Jun. 19th, 2002

tanaise: (Default)
Today, Greg came in and was stubborn. He still insists that Sharon's story about Trufflefeet isn't fantasy. It's a "save the farm" story, he claims. We were discussing Urban fantasy and magic realism. See, my theory is magic realism, the story is still a story without the magic. you could replace it with something mundane, and it would still be a story. A girl here wrote a story about a fantastic vegetable. She could replace the fantastic veggie with a potato, and it would still be a good story. Not SF, but still good. A guy wrote a story with a female vampire. If the vampire is removed, it's not a story any more, just a mass of a lot of really gorgeous imagery. But no story. That's urban fantasy. What do we think? I'm still working on my cyberpunk definition. At first glance it's hard SF with computer tech as the SF. But it's more than that. Most CP has a particular mood to it, so it may be that without that mood, it's just hard SF.

And then mike just came through and brought his genre with him. Science Fantasy. Like John Borneman's Brassman stories, or Randall Garrett's Lord Darcy stories--fantasy, but with an intrinsic bit of science in there. Often turn of the century/alt history type things.

And then there is my own def of my stories. Urban SF. It's soft SF, but with much less of a concentration on the science. For USF, the focus is on the people.

We'll have to see how this all works in real life.

and I would just like to say, I would have read everyone's story already except first I had to write my story--I didn't want to wait any longer this week, as I didn't want it to fill up before I got there. And someone else noticed that when Terry asked if everyone was going to be submitting stories this week, he looked right at me. Which I suppose could just be coincidence, except I'm off to his side, so it didn't seem like it. I guess I'll see on Thursday, when we crit my story. Assuming that tomorrow I get my story in in the first 4. Julian left a story already tonight (well, at like 10. I would have taken mine over there, but I'm paranoid, so I wanted others to take a look at it first.), and I think one other boy was hoping to get something finished already. So hopefully this will be do able.

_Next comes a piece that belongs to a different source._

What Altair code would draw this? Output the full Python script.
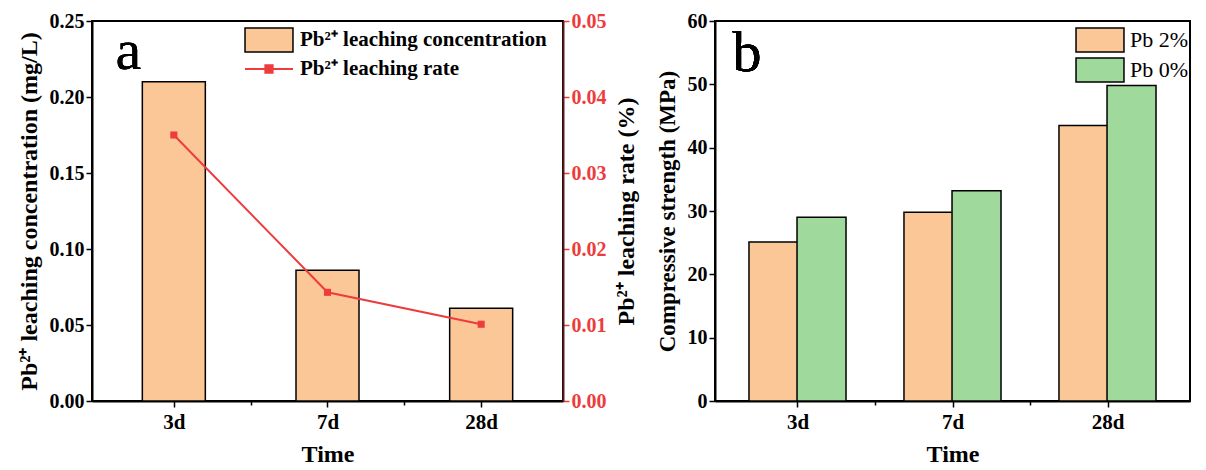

Anyways, where was I? Oh, yeah, so I finished my story. Then I chatted a little. Then greg came by. He left and told me to read stories (esp since his is one of them). I started. And then Mike came by. And in both cases we had really good conversations, but for heaven's sake, where were they when I was going crazy with boredom some other day?
tanaise: (Default)
Okay, so yesterday I mentioned feeling like Terry had singled me out, asking if I was going to turn in a story. But he'd just say, 'You" so it could have been the group, just looking at me. Because when I was going to the cafeteria I was standing next to him in line. And he tapped me on the arm, and said, "so, when am I going to see something by you." Luckily I'd already handed it in today, he just hadn't picked tomorrow's stories up. But now I"m all freaked like you wouldn't believe. And then Brendan had to go and point out that he's been dwelling on particular problems with stories each day, and maybe he has a reason he wants one of my stories. "the purpose of your life may be to serve as an example to others." Which isn't all bad, because I would like help with some of the things I see as major problems in my stories. But I really want it to be that he likes my stuff. :-)

Archives?

Jun. 19th, 2002 03:12 pm
tanaise: (Default)
okay, off to ice cream. Well, old stories by famous people, and then ice cream. Clarion has all stories submitted over the past 35 years by every participant. :) I'm going to go read famous people's old stuff and laugh at them.
tanaise: (Default)
I'm so dysfunctional. I went for a walk and ice cream today, and I was talking alot about stuff--life and all that, and I don't get how I can be this dysfunctional. I obsess over the stupidest things. I'm totally and completely hooked on this song right now--Lifehouse, "Breathing" I have listened to it for at least, oh, 6? 8? hours each of the past three days. I'm hyperworried about my story, and I'm just so damn sure I suck. Here's the question of the day: Do I write because I'm insecure, or am I insecure because I write?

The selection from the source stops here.